LegitHyperbole said:
The hope is AI will make things better but yes, it's definitely more noticeable these days for some reason but it's not bad in some films that rely on visuals and HDR, I was still impressed with Top Gun Maverivk...although, that is basically a drama as to your point. I don't really care for 4K tbh but it has one benefit of making streaming crisper and making the quality loss very easily ignorable, my brain doesn't even pick up on it until very fast moving scenes. But yeah, when the image is moving as fast at every moment and the scene changes are so numerous in Across the Spider verse it the quality loss is so bad it is noticeable even on my phones 6 inch screen which is actually a really impressive little screen, my S24 is 2600 nits with blacks so deep they are unnaturally black and stand out against natural black with the lights off, it's as good as the most ecpensive of TVs... if it wasn't for those damn rounded edges and the hole punch. I hope the Blu Ray doesn't spoil me but you mentioned people choose streaming over convenience but it's most cost as the biggest reason, Blu Rays are very ecpensive for one film it doesn't as much as a month of Netflix or one month of Apple TV, Prime Video and Disney+ Combined. |
Yeah that's why we had Blockbuster ;) (And Netflix started as a rental service via post)
But yeah, renting was inconvenient and still $10 for 3 newer releases for a weekend rental.
The reason it looks worse today is because Netflix etc can get away with lower bitrates / higher compression. Blu-Ray goes up to 48 mbps for picture and sound, 4K blu-ray up to 128 mbps. Netflix 1080p is 3-7 mbps, 4K was 18-20 mbps, but is now max 15 mbps.
They already started reducing bandwidth in 2020
https://www.flatpanelshd.com/news.php?subaction=showfull&id=1602743673
Still, it is clear that Netflix is focusing mainly on reducing bandwidth rather than using the optimizations to deliver improved, less compressed 4K video quality.
It's true that 4K Netflix (and Blu-ray) use more efficient compression than Blu-ray (H.265 HEVC vs H.264 on standard Blu-ray) but it's still max twice as efficient (for some more loss in fine detail), thus 1080p Blu-ray's 48 mbps is still higher detail than 4K Streaming, comparable to 24mbps H.265. It's fine for slower movies, yet with a lot of water / smoke / fire effects in action scenes, bitrate matters.
Blu-ray doesn't really spoil at least.
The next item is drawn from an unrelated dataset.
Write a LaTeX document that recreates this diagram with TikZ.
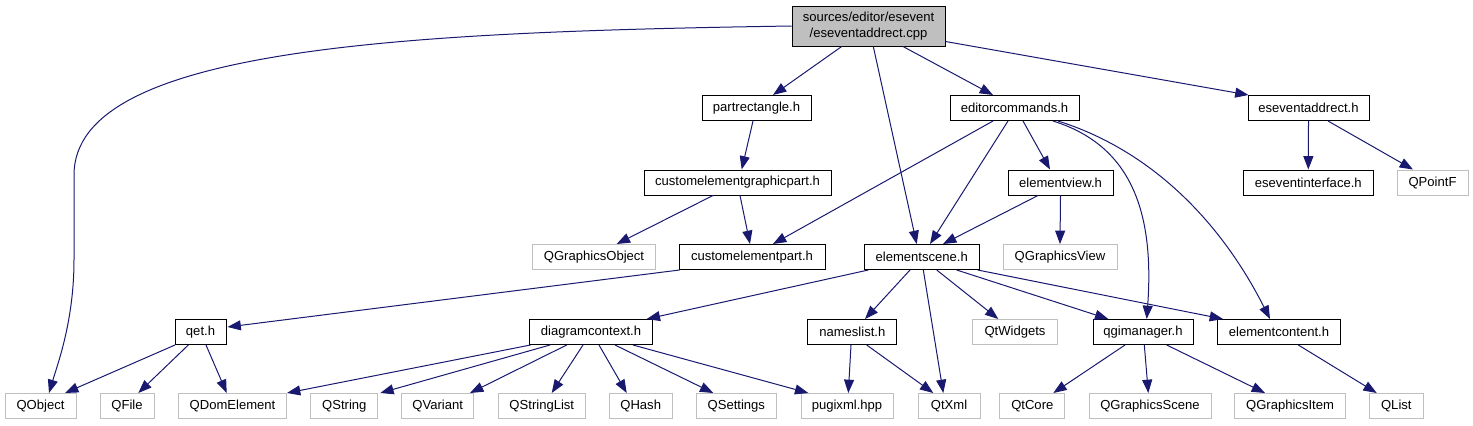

You notice it looks more clear and stable, then you forget about it again when the choice is find that blu-ray (and sit through all the warnings and other nonsense) or just stream what's in front of you :/
The industry screwed itself by making blu-ray less convenient than DVD with all the crap you can't skip.
DVD was a huge success because it was better in any shape or form than VHS. Then Blu-ray managed to make the user experience worse again :/ Longer load times, multiple unskippable warnings, stupid questions while its loading so you can't even just put in and walk away until the menu is ready (usually language choice, why not global setting, and asking to go online to download commercials!...) Then for many titles resume won't work and you're stuck with the same crap again then have to ffwd to where you were.
Can't blame people for choosing streaming when the alternative's user experience is awful.